Between 2008 and 2011, the years for which COOP provides data on its website, only 31 complainants have appealed to the board. IAD fielded 900 citizen complaints of police misconduct in that same period.

Of those citizen-initiated complaints, COOP reported on 20 in its 2011 report, the most recent posted online. Of the 20 IAD investigations the panel reviewed four were found to be unfair and sent back to IAD for further review. The COOP web page provides no information on any action IAD may have taken on those four cases.

Civil rights advocates who called for the creation of a civilian review board prior to the establishment of the COOP argued that the board could serve as a balance to IAD investigations, which many perceive as biased in favor of police officers. Current statistics on the COOP website suggest that bias may still exist.

In instances where department brass issued IAD complaints against officers in 2010, 84 percent of the complaints were sustained, according to COOP data. But for civilian-initiated complaints that year, 13 percent were sustained, 60 percent were not sustained and 23 percent were still pending at the end of the year.

Persuading the administration of former Mayor Thomas Menino to accept a civilian review board was a long process.

In the wake of widespread and documented physical and verbal police abuse of black males during the 1989 Charles Stuart Case, the city created a commission headed by attorney James St. Clair to review police practices. The 1992 St. Clair Commission report concluded that “Physical abuse of citizens by a police officer is among the most serious violations of the public trust possible,” and called for the creation of a civilian review board to process complaints.

While other key reforms recommended by the St. Clair Commission were implemented soon after the release of the report, the civilian oversight panel was put on the back burner for the next 12 years. The high-profile beating of a black undercover officer and string of police shootings of unarmed black suspects in the ‘90s sparked repeated calls for a civilian review board but yielded no action from the city.

Following the 2005 accidental death of Emerson College Junior Victoria Snelgrove, felled by a projectile fired from a pepper pellet gun which struck her in the head, former Mayor Thomas Menino created the COOP, charged with reviewing cases of complainants not satisfied with the outcomes of cases dismissed by the department’s Internal Affairs Division. The panel began its work in 2007.
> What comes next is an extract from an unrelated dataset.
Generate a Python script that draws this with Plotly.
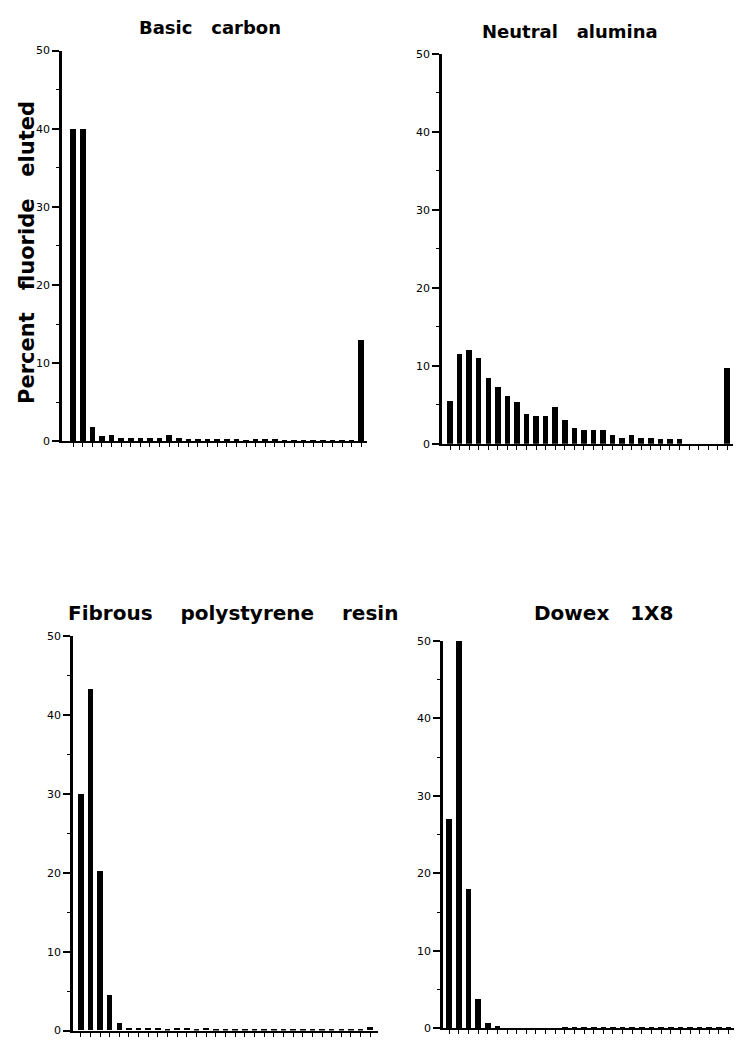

In 2009, Harvard University researchers issued a scathing report of the review panel, characterizing its work as ineffective. At the time of the Harvard report, only 10 of the 116 people who brought cases to IAD had sought to have the COOP review their cases. The Harvard researchers interviewed 27 citizen complainants who did not appeal to the review panel and found that 26 of them did not know the panel existed.

Boston attorney Howard Friedman, who represents clients in police misconduct cases, says police procedures have improved markedly since the late ‘80s when the department had no standard forms or procedures for taking civilian complaints.
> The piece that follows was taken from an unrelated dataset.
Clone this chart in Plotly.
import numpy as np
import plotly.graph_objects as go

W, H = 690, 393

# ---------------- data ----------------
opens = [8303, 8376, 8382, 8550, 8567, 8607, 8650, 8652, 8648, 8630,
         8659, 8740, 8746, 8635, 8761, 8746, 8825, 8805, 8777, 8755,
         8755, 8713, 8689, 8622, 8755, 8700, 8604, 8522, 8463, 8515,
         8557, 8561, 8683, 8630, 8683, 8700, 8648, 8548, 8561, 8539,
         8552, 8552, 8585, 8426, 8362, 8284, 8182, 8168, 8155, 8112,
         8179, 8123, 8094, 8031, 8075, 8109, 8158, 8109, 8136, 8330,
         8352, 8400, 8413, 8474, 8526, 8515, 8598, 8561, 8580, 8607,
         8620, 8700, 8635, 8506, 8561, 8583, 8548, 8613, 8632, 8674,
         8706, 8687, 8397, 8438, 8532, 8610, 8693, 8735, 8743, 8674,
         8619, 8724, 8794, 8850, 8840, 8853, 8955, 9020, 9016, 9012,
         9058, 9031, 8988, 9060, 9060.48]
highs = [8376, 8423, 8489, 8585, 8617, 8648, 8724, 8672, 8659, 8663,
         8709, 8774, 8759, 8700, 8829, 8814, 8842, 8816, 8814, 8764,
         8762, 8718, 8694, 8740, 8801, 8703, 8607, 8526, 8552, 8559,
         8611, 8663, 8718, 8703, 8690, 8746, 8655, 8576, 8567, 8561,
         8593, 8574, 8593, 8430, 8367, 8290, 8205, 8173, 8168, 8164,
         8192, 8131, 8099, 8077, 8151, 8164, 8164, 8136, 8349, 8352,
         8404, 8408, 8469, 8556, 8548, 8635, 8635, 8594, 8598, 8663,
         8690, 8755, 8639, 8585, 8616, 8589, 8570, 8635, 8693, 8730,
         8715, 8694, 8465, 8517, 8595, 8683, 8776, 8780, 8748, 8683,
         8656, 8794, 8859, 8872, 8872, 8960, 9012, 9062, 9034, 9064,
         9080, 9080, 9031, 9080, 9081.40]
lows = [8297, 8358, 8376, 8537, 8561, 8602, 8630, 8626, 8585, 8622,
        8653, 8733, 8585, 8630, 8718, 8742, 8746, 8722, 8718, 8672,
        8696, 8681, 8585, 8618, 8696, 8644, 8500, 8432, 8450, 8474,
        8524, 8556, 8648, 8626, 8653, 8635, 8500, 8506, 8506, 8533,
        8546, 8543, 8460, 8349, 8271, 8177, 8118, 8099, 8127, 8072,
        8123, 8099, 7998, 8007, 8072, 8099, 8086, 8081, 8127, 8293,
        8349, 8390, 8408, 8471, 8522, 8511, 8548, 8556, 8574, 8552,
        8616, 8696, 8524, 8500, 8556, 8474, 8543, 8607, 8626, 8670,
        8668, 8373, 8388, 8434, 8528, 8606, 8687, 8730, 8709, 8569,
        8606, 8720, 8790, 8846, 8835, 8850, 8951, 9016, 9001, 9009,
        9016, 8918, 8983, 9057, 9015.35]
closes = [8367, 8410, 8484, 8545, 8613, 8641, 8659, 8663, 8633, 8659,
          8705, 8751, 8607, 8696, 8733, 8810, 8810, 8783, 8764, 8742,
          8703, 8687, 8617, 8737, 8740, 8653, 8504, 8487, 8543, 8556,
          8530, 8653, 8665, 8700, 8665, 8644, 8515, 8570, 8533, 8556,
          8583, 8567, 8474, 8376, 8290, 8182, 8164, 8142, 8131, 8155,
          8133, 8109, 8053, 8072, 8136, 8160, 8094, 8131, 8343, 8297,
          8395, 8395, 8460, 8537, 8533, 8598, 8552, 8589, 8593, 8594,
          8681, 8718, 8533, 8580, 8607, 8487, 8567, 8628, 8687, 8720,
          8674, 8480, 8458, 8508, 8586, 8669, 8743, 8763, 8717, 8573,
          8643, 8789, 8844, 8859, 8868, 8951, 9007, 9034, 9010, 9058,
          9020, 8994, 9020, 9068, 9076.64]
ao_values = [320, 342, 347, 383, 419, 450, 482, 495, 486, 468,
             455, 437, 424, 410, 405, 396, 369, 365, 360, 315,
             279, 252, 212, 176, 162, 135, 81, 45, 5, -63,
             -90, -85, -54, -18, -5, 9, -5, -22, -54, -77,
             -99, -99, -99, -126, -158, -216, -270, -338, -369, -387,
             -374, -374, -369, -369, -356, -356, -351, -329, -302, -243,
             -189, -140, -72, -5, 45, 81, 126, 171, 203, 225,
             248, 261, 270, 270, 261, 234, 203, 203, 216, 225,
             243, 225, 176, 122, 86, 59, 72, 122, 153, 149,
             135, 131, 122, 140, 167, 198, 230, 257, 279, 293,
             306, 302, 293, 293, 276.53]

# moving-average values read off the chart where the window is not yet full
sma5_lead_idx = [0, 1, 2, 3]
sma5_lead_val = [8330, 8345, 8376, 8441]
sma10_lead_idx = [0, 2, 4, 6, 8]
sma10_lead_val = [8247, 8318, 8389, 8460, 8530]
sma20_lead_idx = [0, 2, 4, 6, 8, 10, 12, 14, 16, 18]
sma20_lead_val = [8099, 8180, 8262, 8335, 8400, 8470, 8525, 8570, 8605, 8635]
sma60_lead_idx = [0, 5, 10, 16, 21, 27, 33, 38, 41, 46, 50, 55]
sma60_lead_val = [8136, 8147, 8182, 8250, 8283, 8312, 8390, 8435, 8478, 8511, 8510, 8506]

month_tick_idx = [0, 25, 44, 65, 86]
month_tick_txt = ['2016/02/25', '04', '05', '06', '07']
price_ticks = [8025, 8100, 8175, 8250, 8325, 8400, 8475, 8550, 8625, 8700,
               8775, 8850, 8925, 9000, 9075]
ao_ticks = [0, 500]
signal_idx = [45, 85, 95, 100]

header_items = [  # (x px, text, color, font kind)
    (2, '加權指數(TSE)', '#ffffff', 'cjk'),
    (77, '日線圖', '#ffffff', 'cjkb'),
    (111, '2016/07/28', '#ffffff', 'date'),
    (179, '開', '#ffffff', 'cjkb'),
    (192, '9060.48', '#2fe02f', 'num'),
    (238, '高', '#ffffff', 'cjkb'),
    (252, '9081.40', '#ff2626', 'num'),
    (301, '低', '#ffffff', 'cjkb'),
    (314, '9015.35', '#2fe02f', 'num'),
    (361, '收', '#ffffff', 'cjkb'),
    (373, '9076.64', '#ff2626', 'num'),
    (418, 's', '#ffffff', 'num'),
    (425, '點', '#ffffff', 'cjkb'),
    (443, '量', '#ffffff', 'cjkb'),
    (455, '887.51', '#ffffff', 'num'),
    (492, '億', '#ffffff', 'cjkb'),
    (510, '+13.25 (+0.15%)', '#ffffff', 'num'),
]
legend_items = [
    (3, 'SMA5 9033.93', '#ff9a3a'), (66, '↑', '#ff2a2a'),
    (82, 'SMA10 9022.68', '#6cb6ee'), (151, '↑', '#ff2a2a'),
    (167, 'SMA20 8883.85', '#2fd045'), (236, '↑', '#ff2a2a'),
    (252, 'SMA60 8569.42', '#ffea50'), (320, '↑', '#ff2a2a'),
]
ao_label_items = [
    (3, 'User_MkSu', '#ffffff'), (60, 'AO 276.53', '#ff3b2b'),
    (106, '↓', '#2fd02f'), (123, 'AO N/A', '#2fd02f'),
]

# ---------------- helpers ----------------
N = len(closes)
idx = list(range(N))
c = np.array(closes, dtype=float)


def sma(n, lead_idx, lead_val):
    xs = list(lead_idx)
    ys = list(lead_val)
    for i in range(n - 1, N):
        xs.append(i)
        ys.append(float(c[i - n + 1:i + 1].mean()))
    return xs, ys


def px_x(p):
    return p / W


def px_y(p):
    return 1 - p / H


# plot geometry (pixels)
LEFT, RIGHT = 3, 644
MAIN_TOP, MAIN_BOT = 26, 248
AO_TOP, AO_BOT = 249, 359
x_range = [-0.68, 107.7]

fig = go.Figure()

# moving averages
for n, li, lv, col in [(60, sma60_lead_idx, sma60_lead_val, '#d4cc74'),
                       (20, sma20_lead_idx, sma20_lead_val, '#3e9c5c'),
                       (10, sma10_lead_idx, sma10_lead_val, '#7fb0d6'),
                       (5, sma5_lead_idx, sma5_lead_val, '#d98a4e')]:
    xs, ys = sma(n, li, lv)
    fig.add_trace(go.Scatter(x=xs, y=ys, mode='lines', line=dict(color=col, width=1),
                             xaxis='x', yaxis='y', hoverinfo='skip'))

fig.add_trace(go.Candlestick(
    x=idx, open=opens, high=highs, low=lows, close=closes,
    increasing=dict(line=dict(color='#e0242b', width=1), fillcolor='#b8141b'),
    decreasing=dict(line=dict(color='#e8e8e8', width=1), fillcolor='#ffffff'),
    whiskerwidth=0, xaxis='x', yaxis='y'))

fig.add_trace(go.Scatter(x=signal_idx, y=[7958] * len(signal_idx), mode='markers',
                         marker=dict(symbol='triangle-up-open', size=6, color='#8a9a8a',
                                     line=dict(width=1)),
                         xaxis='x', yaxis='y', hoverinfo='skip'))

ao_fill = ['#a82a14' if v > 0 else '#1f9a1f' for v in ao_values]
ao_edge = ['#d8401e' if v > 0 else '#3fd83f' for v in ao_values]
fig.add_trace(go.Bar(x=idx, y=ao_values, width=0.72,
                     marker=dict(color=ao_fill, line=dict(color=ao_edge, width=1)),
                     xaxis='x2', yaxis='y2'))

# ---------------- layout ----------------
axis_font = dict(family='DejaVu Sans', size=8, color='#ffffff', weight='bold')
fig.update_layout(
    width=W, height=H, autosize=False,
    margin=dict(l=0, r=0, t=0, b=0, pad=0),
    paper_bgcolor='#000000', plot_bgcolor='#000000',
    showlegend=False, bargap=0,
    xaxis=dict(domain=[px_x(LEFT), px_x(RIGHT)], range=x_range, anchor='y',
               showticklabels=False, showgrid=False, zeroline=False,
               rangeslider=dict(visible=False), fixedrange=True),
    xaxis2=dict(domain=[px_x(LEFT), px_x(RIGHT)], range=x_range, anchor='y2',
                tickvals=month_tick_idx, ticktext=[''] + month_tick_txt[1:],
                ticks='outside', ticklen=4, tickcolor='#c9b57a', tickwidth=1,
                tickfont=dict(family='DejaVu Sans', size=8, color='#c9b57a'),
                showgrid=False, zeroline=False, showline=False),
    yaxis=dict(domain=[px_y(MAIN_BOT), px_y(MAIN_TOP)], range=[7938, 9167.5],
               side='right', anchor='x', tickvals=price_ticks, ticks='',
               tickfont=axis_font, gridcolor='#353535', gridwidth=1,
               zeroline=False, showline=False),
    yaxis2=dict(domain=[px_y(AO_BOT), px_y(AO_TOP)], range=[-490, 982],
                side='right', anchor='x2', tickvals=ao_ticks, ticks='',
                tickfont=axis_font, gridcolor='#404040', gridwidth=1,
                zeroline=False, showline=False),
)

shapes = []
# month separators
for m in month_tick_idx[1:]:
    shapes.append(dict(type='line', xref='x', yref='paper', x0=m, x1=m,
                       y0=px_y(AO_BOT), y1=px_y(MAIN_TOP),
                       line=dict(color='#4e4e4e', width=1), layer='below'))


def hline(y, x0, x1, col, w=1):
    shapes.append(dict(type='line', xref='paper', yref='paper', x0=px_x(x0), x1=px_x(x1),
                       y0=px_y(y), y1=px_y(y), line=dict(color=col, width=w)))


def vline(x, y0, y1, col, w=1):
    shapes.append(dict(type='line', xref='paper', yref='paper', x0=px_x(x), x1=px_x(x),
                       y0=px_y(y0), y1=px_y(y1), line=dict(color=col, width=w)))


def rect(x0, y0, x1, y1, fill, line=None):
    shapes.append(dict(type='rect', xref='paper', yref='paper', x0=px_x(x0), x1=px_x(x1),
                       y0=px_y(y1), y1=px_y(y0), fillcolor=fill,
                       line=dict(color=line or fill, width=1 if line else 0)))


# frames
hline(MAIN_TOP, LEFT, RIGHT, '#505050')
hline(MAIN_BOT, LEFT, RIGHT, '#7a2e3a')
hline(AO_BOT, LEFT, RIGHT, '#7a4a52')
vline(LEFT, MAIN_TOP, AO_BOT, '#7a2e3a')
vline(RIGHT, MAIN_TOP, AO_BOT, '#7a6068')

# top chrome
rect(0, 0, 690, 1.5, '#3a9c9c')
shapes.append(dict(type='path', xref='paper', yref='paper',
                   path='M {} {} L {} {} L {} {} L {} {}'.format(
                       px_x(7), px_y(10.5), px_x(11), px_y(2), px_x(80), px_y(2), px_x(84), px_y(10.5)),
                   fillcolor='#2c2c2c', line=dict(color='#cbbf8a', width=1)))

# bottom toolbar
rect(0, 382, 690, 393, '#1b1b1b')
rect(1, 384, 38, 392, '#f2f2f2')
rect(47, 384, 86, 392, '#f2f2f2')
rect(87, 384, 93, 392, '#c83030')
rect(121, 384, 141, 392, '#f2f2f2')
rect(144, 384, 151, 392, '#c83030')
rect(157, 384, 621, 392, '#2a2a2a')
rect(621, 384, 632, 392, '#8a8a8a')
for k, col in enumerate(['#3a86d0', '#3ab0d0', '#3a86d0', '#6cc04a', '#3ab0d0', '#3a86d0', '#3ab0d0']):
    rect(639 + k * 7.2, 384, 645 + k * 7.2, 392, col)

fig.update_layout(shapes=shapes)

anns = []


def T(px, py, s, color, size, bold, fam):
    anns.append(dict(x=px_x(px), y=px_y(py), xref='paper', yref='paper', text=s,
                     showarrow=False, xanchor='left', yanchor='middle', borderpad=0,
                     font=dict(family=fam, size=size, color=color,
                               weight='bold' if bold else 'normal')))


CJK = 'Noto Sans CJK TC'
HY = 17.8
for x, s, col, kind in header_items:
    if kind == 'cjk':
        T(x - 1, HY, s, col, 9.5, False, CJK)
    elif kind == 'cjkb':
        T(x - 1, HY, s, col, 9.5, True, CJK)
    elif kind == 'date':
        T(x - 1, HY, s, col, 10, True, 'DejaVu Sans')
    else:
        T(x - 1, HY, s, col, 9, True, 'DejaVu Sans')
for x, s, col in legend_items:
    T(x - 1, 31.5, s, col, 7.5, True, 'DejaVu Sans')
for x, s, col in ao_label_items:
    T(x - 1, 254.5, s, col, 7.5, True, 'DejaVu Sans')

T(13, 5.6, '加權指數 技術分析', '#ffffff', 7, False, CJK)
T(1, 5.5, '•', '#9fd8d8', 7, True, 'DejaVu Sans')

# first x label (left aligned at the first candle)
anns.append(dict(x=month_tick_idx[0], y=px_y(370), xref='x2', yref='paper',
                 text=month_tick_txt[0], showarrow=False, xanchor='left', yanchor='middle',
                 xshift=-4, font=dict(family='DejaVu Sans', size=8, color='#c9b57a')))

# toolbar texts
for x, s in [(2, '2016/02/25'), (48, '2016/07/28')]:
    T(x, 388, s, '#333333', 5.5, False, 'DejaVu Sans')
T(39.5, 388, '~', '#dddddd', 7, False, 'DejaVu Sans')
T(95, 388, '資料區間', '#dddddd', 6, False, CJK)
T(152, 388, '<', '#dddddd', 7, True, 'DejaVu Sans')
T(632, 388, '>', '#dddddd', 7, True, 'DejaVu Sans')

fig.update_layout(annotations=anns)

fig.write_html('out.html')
But he says the IAD process still seems biased against the complainants.

Friedman says IAD inspectors will often ask leading questions, that the complaint process is lengthy and complainants are not given status updates on their complaints.

One of his clients, who was issued a parking ticket after she stopped her car to observe what she thought was an instance of officers using excessive force, filed a complaint against the officer who wrote the ticket on April 1, 2013.

“We still haven’t received a response,” Friedman said.

The lack of communication suggests that civilian review panel may have limited influence on police procedures. In its 2012 report, the COOP members recommended that police issue updates to complainants at 90-day intervals.

While the COOP members said IAD investigators are now refraining from “overuse of leading questions” in their investigations, Friedman says he often observes that behavior during questioning.

“What I’ve seen is that they’ll ask police officers leading questions like, ‘so you had to use force to restrain him,’” he said. “There’s still a difference between the way a complainant is treated and the way officers are treated.”